Exactly retype the lines from the one containing "Generate a Python" through the one containing "y_scale = alt.Scale(paddingInner=0.484, paddingOuter=0.242)"; both ends count, pictures do not.

● MATERIAL FOR THIS TASK:
⁂

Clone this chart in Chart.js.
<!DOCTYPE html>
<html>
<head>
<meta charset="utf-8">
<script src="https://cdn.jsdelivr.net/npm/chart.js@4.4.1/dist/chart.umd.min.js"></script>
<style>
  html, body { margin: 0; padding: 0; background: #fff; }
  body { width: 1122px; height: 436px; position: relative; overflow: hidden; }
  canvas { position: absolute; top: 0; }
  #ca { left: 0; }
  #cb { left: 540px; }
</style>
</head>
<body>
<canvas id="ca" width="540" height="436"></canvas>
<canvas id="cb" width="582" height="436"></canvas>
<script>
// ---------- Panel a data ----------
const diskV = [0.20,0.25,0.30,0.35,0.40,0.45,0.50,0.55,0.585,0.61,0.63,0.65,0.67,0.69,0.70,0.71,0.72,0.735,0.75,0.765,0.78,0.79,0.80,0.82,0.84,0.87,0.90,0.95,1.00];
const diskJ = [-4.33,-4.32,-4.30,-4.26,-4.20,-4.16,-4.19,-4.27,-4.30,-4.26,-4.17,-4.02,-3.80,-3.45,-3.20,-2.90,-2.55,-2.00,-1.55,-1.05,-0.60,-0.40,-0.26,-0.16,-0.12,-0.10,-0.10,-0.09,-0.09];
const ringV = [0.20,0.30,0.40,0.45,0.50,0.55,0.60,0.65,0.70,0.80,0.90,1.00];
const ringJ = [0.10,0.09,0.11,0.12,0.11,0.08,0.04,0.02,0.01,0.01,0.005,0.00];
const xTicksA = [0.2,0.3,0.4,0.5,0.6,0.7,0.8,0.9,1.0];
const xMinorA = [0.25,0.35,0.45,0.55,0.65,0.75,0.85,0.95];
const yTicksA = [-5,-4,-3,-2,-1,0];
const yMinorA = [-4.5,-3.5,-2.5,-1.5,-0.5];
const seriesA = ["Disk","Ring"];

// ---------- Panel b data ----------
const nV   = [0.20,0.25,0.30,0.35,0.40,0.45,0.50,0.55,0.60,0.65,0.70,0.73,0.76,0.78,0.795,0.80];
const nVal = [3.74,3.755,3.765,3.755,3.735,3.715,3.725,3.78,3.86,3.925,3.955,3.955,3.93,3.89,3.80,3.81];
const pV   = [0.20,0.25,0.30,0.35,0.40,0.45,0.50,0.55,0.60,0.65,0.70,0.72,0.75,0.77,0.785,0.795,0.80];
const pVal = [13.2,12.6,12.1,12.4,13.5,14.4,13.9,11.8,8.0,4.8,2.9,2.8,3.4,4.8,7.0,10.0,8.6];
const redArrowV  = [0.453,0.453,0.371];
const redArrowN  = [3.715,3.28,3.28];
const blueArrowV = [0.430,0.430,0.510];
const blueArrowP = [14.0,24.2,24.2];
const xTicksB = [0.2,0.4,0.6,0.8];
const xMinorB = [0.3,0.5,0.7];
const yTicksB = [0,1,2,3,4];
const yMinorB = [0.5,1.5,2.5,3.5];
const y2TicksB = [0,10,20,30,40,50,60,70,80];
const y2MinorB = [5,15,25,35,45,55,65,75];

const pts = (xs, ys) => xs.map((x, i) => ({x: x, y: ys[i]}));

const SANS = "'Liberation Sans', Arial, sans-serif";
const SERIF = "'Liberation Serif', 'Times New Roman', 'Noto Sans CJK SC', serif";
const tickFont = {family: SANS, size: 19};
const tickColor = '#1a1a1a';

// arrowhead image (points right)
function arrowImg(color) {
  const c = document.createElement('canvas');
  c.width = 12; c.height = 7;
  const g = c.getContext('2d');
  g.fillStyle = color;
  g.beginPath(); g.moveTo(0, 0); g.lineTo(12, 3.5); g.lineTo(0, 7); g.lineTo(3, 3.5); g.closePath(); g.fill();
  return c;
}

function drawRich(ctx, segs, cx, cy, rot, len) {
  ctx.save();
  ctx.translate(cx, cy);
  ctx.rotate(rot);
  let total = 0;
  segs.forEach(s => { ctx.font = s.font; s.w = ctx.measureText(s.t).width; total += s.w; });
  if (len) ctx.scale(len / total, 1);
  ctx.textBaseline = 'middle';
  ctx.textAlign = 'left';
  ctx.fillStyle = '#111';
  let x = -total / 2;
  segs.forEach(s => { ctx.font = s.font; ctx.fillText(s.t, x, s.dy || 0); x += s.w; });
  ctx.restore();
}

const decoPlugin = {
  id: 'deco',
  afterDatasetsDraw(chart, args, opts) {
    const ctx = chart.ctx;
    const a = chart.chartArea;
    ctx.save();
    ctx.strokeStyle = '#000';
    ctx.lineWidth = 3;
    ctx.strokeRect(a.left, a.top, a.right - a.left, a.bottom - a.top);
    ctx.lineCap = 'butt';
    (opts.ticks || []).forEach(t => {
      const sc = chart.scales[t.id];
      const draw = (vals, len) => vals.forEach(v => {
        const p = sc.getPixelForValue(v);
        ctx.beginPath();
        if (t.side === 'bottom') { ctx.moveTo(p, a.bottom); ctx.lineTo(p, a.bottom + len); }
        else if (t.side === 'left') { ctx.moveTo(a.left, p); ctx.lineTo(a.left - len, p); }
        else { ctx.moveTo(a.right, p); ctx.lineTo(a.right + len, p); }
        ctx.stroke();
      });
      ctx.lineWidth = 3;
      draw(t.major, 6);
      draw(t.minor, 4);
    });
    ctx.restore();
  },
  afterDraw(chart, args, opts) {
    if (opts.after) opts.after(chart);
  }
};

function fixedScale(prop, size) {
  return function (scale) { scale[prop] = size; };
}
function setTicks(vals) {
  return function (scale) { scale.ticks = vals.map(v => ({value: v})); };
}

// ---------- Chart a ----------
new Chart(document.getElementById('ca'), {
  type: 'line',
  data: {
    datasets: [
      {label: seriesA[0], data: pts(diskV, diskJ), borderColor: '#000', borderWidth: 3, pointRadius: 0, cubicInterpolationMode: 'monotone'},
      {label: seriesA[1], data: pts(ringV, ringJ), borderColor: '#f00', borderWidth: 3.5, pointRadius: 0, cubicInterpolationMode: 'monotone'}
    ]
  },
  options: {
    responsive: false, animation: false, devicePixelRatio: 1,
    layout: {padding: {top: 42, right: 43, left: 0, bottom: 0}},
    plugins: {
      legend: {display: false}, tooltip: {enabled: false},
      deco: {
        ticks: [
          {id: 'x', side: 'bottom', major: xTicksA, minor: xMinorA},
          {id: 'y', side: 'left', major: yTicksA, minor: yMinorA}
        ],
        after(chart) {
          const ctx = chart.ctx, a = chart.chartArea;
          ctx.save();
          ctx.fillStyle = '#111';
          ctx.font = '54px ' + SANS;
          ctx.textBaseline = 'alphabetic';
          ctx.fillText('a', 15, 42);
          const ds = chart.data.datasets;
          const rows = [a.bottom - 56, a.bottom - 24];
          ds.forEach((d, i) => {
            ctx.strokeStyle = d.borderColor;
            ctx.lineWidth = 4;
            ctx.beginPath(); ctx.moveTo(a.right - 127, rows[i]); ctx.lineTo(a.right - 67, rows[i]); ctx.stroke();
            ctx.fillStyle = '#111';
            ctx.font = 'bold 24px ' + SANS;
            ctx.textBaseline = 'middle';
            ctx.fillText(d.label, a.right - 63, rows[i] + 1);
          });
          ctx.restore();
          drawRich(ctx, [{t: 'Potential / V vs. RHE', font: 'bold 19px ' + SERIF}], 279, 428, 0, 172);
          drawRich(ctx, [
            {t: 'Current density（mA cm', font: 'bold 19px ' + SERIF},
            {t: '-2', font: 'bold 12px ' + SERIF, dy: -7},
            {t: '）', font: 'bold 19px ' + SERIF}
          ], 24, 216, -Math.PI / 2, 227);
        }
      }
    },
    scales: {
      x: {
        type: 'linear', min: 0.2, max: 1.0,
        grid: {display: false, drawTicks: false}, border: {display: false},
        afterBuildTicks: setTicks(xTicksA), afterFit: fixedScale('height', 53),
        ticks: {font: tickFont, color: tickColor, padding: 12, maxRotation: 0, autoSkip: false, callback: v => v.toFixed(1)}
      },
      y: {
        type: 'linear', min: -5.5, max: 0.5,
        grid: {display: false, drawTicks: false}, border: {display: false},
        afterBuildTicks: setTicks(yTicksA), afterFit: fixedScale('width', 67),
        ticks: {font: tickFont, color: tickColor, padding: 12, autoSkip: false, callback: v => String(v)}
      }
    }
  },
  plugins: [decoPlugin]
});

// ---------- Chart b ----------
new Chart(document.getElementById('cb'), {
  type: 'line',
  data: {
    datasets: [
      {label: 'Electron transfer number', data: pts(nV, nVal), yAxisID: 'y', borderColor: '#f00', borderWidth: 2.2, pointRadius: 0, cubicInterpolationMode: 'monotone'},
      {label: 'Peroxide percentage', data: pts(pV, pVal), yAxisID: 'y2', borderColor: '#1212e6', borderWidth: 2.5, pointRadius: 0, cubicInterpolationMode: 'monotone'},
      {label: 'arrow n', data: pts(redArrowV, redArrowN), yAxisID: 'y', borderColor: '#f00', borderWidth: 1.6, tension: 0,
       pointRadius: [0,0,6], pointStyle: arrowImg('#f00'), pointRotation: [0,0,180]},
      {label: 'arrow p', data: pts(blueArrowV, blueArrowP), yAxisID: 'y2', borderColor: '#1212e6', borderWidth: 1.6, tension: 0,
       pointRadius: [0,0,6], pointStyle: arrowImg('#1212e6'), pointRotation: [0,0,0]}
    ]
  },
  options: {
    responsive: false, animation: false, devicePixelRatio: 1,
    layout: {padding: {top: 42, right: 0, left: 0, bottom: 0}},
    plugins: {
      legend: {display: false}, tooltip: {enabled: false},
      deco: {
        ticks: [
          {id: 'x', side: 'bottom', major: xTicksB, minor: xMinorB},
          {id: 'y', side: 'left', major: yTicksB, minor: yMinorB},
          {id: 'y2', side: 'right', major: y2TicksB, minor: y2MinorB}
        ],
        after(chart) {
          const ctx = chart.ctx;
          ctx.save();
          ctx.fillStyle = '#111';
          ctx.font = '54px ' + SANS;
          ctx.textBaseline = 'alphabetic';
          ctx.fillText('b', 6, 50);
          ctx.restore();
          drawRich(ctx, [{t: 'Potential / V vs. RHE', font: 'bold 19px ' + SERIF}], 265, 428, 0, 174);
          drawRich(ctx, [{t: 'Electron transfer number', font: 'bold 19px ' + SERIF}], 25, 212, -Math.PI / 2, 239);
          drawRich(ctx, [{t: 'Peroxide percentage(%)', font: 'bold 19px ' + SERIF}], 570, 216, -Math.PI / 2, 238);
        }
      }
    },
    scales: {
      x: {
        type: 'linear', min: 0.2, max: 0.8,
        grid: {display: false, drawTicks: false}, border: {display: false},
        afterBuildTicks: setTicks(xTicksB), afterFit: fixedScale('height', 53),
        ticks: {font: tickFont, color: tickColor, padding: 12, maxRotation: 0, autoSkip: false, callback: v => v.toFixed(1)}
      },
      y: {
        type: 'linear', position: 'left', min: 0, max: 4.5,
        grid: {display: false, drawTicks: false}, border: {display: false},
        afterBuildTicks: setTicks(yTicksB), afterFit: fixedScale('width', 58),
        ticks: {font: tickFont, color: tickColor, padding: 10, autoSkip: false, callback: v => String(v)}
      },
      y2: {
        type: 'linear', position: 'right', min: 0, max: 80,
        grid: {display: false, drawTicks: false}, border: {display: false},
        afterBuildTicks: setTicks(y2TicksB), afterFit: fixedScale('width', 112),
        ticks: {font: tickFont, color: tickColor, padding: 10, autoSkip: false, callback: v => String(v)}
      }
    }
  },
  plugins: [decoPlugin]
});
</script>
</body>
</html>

⁂

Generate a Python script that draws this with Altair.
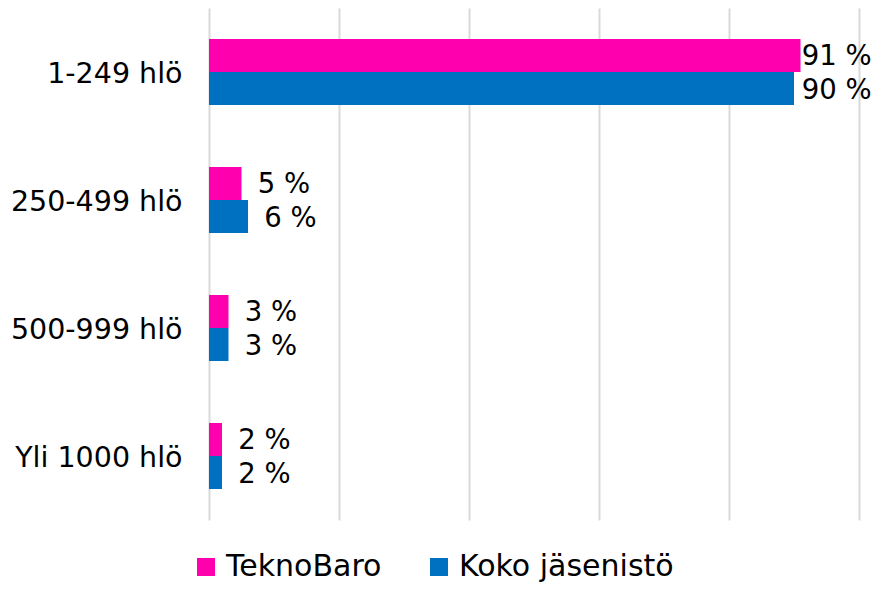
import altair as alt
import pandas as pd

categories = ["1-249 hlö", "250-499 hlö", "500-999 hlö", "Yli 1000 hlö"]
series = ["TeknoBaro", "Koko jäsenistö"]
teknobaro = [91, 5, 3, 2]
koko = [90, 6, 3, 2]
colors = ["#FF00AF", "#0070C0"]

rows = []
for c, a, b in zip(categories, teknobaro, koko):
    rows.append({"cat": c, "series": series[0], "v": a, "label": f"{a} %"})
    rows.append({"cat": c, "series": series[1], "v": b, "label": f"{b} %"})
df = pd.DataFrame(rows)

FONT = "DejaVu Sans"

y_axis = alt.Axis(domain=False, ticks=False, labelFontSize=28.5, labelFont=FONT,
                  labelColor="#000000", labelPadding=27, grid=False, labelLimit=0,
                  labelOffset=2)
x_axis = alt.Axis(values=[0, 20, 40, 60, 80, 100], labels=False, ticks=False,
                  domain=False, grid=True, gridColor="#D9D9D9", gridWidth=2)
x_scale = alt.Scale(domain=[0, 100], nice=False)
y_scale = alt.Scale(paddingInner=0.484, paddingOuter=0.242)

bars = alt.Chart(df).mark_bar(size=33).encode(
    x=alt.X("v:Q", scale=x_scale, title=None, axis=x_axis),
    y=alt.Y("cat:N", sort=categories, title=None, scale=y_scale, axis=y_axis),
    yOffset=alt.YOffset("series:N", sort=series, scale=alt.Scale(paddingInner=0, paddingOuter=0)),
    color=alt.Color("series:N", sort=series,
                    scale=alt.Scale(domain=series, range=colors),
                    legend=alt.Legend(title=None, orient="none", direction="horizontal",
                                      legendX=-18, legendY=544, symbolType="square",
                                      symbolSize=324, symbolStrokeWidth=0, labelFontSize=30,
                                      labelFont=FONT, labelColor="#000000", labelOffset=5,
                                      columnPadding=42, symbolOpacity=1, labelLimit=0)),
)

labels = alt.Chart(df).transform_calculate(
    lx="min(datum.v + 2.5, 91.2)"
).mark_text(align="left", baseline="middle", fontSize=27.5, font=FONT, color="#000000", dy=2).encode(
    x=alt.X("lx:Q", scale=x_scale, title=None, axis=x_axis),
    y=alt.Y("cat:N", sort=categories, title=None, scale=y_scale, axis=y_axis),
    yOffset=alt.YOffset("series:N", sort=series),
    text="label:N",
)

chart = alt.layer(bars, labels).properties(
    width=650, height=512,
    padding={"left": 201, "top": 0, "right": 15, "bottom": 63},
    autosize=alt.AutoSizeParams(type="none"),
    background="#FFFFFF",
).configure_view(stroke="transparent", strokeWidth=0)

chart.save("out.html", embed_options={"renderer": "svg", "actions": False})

⁂

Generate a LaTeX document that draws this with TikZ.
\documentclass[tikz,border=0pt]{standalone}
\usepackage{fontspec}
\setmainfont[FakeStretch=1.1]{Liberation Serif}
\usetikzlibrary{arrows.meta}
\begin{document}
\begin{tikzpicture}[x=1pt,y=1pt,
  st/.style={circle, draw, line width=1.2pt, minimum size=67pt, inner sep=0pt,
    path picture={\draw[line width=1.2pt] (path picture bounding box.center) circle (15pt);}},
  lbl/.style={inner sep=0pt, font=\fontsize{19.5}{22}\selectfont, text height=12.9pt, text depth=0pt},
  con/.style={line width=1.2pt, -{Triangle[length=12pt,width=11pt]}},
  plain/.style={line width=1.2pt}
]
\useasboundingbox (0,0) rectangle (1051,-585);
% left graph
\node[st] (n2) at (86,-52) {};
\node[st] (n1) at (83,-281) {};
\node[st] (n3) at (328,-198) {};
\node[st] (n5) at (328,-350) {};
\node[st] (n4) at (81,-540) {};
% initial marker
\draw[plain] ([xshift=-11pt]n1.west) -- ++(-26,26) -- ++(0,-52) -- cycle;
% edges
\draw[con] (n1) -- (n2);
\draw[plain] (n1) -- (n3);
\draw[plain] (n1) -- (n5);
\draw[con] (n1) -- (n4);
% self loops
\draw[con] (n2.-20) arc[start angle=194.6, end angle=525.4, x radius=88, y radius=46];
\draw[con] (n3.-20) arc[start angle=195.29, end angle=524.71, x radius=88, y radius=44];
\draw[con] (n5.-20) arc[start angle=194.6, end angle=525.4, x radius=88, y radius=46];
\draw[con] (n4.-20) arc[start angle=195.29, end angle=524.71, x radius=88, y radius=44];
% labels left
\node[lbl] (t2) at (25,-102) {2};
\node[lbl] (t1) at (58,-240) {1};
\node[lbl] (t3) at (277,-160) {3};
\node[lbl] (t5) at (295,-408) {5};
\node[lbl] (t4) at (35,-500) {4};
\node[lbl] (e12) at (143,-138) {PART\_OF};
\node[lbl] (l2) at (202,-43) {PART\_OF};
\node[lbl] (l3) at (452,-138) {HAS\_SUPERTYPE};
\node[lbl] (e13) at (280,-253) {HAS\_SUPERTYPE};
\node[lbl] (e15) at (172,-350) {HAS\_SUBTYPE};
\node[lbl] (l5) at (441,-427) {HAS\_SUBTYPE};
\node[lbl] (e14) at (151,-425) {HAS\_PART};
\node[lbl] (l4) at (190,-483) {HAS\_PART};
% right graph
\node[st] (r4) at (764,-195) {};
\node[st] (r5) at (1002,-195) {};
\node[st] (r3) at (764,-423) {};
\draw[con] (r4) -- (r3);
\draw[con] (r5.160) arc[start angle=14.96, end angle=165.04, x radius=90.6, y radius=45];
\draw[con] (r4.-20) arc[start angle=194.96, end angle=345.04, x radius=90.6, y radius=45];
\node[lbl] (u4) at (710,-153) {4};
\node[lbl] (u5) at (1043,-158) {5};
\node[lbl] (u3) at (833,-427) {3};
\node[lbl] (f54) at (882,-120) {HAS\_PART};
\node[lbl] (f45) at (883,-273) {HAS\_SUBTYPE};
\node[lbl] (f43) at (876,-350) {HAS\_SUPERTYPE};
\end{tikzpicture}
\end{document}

⁂

● ANSWER FOR THE TASK:
Generate a Python script that draws this with Altair.
import altair as alt
import pandas as pd

categories = ["1-249 hlö", "250-499 hlö", "500-999 hlö", "Yli 1000 hlö"]
series = ["TeknoBaro", "Koko jäsenistö"]
teknobaro = [91, 5, 3, 2]
koko = [90, 6, 3, 2]
colors = ["#FF00AF", "#0070C0"]

rows = []
for c, a, b in zip(categories, teknobaro, koko):
    rows.append({"cat": c, "series": series[0], "v": a, "label": f"{a} %"})
    rows.append({"cat": c, "series": series[1], "v": b, "label": f"{b} %"})
df = pd.DataFrame(rows)

FONT = "DejaVu Sans"

y_axis = alt.Axis(domain=False, ticks=False, labelFontSize=28.5, labelFont=FONT,
                  labelColor="#000000", labelPadding=27, grid=False, labelLimit=0,
                  labelOffset=2)
x_axis = alt.Axis(values=[0, 20, 40, 60, 80, 100], labels=False, ticks=False,
                  domain=False, grid=True, gridColor="#D9D9D9", gridWidth=2)
x_scale = alt.Scale(domain=[0, 100], nice=False)
y_scale = alt.Scale(paddingInner=0.484, paddingOuter=0.242)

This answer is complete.